● **To be done**
Pictures in the entries below are to be left out; otherwise, reproduce exactly the lines from the first through the line containing "const labelDx = [-40, -4, 6, -9, 0];".

Collected data entries
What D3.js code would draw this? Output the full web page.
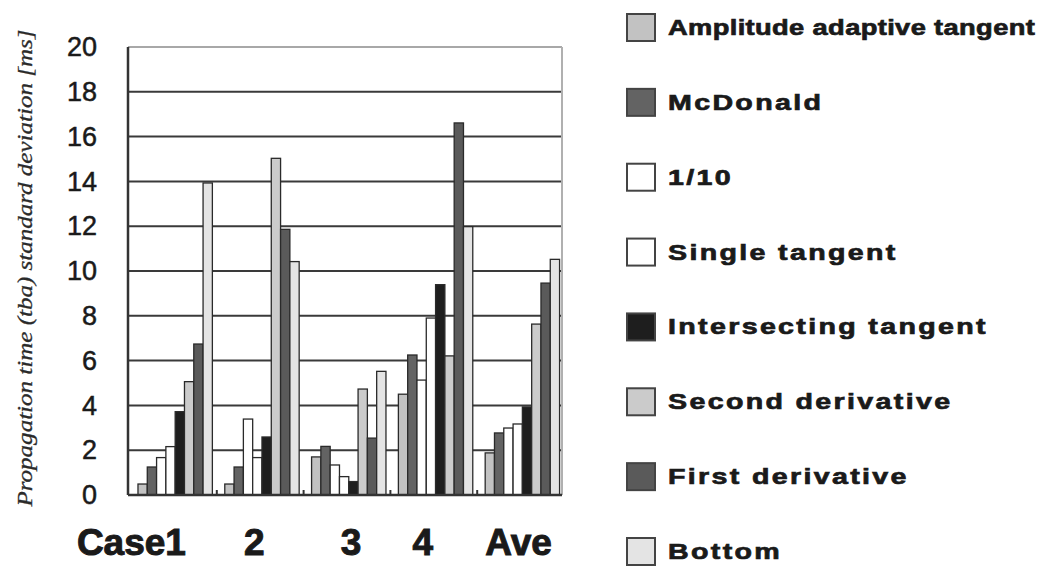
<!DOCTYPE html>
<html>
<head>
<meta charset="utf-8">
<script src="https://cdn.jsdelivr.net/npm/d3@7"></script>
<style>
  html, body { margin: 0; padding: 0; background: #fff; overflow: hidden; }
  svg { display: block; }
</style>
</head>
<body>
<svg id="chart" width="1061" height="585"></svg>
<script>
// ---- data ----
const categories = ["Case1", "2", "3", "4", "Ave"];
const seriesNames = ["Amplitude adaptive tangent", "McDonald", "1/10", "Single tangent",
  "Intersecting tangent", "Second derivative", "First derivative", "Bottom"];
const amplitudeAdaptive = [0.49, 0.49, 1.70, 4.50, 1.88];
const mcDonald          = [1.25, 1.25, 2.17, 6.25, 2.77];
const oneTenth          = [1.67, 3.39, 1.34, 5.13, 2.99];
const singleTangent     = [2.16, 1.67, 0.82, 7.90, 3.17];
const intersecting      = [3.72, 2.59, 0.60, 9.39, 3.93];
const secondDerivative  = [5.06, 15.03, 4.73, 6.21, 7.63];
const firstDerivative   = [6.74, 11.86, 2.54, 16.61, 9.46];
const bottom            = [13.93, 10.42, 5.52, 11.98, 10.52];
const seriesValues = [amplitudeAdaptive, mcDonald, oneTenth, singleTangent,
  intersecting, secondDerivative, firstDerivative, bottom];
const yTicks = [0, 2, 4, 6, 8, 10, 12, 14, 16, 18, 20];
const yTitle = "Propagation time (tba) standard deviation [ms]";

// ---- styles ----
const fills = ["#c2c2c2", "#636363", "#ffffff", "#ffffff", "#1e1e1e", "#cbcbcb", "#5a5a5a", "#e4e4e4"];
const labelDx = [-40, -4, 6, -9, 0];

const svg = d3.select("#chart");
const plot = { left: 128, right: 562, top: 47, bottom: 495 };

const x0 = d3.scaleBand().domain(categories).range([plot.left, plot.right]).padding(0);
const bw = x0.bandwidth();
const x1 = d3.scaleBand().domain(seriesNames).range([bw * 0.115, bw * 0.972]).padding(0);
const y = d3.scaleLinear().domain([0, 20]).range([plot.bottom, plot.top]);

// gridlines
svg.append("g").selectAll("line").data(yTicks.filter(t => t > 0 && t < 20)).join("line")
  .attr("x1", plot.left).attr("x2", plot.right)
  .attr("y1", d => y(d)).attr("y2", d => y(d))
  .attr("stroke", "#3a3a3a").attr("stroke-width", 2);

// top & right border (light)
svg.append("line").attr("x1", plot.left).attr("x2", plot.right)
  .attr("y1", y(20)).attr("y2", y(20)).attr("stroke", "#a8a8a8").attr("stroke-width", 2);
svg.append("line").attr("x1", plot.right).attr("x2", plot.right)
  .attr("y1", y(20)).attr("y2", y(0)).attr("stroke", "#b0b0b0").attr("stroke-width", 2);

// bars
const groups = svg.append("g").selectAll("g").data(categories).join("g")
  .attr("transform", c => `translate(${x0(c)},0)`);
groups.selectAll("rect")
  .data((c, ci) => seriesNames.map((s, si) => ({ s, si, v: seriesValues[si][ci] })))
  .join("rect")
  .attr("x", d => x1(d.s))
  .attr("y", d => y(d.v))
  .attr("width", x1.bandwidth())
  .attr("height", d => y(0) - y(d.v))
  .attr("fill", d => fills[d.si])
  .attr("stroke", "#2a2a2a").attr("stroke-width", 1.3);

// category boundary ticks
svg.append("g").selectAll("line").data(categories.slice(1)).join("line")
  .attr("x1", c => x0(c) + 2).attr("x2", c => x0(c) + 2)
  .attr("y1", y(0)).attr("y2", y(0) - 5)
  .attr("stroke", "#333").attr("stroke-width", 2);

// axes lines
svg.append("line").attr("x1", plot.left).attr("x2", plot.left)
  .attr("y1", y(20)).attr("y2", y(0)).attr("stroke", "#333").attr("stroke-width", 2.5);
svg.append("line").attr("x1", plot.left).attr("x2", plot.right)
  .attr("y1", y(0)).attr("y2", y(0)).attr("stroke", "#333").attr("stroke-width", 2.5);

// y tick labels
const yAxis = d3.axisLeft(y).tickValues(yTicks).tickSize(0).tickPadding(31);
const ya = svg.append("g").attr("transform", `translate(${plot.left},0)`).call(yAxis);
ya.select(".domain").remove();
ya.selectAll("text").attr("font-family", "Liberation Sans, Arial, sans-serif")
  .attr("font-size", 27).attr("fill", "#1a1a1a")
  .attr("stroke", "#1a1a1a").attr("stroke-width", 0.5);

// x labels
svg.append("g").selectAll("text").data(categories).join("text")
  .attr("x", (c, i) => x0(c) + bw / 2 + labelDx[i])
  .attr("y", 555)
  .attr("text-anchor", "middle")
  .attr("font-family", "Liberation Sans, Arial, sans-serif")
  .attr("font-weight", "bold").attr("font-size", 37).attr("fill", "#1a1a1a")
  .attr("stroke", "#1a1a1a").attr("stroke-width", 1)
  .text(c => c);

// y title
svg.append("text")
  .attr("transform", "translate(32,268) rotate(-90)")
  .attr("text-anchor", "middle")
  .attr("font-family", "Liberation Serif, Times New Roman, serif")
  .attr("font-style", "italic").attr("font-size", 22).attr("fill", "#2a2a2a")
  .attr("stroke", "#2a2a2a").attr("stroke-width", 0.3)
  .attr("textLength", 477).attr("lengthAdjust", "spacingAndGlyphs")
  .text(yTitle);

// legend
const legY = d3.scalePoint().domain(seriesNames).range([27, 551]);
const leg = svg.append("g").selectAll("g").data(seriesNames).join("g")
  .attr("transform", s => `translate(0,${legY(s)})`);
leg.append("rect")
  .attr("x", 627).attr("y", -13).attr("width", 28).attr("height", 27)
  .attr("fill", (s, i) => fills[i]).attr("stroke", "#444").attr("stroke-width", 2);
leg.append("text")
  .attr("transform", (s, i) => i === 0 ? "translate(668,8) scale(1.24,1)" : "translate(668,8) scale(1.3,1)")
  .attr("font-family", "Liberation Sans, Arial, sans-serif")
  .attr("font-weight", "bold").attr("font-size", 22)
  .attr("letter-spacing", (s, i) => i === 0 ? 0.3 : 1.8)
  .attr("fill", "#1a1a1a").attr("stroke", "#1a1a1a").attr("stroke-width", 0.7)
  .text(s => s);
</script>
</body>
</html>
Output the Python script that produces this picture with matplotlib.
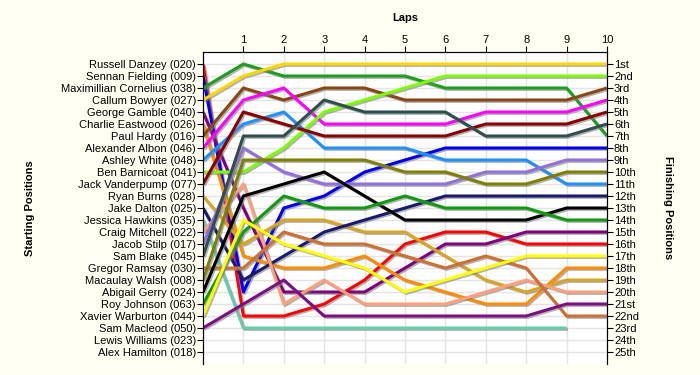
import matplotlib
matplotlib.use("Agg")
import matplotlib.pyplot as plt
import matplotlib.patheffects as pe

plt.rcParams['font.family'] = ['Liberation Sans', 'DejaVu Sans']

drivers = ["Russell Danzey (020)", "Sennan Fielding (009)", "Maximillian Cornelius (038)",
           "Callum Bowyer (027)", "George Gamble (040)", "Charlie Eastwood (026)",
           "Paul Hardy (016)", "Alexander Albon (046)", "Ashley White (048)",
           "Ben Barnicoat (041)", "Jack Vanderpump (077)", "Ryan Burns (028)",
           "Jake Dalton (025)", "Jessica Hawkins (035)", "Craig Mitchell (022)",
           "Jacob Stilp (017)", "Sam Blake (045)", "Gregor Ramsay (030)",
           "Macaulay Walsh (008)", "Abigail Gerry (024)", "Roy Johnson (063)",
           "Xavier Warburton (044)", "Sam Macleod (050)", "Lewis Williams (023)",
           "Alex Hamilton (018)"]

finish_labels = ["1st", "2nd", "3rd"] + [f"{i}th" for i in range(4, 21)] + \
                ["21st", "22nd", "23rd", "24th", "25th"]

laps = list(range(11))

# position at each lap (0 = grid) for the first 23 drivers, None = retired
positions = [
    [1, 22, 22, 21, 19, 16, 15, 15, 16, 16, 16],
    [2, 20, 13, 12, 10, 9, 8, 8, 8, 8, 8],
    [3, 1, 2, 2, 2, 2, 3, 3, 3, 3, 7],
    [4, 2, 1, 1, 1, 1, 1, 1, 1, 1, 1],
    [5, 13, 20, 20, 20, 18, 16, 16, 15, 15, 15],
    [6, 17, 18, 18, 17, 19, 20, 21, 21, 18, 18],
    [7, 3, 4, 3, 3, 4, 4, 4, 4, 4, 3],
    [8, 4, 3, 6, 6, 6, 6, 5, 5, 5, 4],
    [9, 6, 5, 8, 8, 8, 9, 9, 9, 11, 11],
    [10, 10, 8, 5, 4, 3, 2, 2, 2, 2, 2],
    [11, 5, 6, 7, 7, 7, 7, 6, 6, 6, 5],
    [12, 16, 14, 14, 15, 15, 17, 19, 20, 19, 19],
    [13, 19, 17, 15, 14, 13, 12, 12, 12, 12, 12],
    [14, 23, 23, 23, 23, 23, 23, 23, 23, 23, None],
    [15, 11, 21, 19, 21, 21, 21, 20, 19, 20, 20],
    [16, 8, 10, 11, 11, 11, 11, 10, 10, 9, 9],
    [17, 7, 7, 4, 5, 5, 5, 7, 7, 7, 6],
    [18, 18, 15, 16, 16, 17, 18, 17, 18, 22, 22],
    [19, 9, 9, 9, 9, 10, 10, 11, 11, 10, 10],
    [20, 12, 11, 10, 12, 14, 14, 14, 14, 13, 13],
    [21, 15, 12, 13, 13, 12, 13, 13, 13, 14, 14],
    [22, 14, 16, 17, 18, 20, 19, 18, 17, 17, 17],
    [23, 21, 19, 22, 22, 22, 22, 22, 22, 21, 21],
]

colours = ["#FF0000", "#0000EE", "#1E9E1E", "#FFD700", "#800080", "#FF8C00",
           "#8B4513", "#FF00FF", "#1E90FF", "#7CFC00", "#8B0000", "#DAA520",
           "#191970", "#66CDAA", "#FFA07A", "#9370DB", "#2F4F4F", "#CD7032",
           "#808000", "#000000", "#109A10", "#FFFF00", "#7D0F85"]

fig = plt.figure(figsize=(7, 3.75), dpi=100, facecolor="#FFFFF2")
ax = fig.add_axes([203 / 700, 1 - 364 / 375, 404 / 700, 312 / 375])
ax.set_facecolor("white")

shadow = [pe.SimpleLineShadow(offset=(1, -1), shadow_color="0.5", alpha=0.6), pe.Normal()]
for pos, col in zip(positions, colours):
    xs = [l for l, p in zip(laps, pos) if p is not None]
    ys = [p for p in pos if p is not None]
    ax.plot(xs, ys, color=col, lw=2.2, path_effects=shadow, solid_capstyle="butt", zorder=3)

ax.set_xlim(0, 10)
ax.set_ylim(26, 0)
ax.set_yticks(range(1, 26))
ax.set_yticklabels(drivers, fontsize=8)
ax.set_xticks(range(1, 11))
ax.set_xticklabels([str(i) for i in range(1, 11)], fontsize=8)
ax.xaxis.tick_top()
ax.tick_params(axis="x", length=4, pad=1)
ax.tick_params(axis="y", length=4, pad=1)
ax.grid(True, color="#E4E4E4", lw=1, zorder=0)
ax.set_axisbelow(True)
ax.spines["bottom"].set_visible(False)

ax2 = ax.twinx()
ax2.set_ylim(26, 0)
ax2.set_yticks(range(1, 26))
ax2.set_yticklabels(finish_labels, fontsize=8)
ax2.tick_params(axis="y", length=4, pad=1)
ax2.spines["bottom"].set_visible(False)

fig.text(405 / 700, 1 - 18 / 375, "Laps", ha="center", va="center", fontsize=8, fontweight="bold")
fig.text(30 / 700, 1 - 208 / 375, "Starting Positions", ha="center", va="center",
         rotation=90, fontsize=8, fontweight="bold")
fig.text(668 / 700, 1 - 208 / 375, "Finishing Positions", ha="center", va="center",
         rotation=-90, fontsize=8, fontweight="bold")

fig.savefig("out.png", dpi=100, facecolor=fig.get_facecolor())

● **Result for this task**
What D3.js code would draw this? Output the full web page.
<!DOCTYPE html>
<html>
<head>
<meta charset="utf-8">
<script src="https://cdn.jsdelivr.net/npm/d3@7"></script>
<style>
  html, body { margin: 0; padding: 0; background: #fff; overflow: hidden; }
  svg { display: block; }
</style>
</head>
<body>
<svg id="chart" width="1061" height="585"></svg>
<script>
// ---- data ----
const categories = ["Case1", "2", "3", "4", "Ave"];
const seriesNames = ["Amplitude adaptive tangent", "McDonald", "1/10", "Single tangent",
  "Intersecting tangent", "Second derivative", "First derivative", "Bottom"];
const amplitudeAdaptive = [0.49, 0.49, 1.70, 4.50, 1.88];
const mcDonald          = [1.25, 1.25, 2.17, 6.25, 2.77];
const oneTenth          = [1.67, 3.39, 1.34, 5.13, 2.99];
const singleTangent     = [2.16, 1.67, 0.82, 7.90, 3.17];
const intersecting      = [3.72, 2.59, 0.60, 9.39, 3.93];
const secondDerivative  = [5.06, 15.03, 4.73, 6.21, 7.63];
const firstDerivative   = [6.74, 11.86, 2.54, 16.61, 9.46];
const bottom            = [13.93, 10.42, 5.52, 11.98, 10.52];
const seriesValues = [amplitudeAdaptive, mcDonald, oneTenth, singleTangent,
  intersecting, secondDerivative, firstDerivative, bottom];
const yTicks = [0, 2, 4, 6, 8, 10, 12, 14, 16, 18, 20];
const yTitle = "Propagation time (tba) standard deviation [ms]";

// ---- styles ----
const fills = ["#c2c2c2", "#636363", "#ffffff", "#ffffff", "#1e1e1e", "#cbcbcb", "#5a5a5a", "#e4e4e4"];
const labelDx = [-40, -4, 6, -9, 0];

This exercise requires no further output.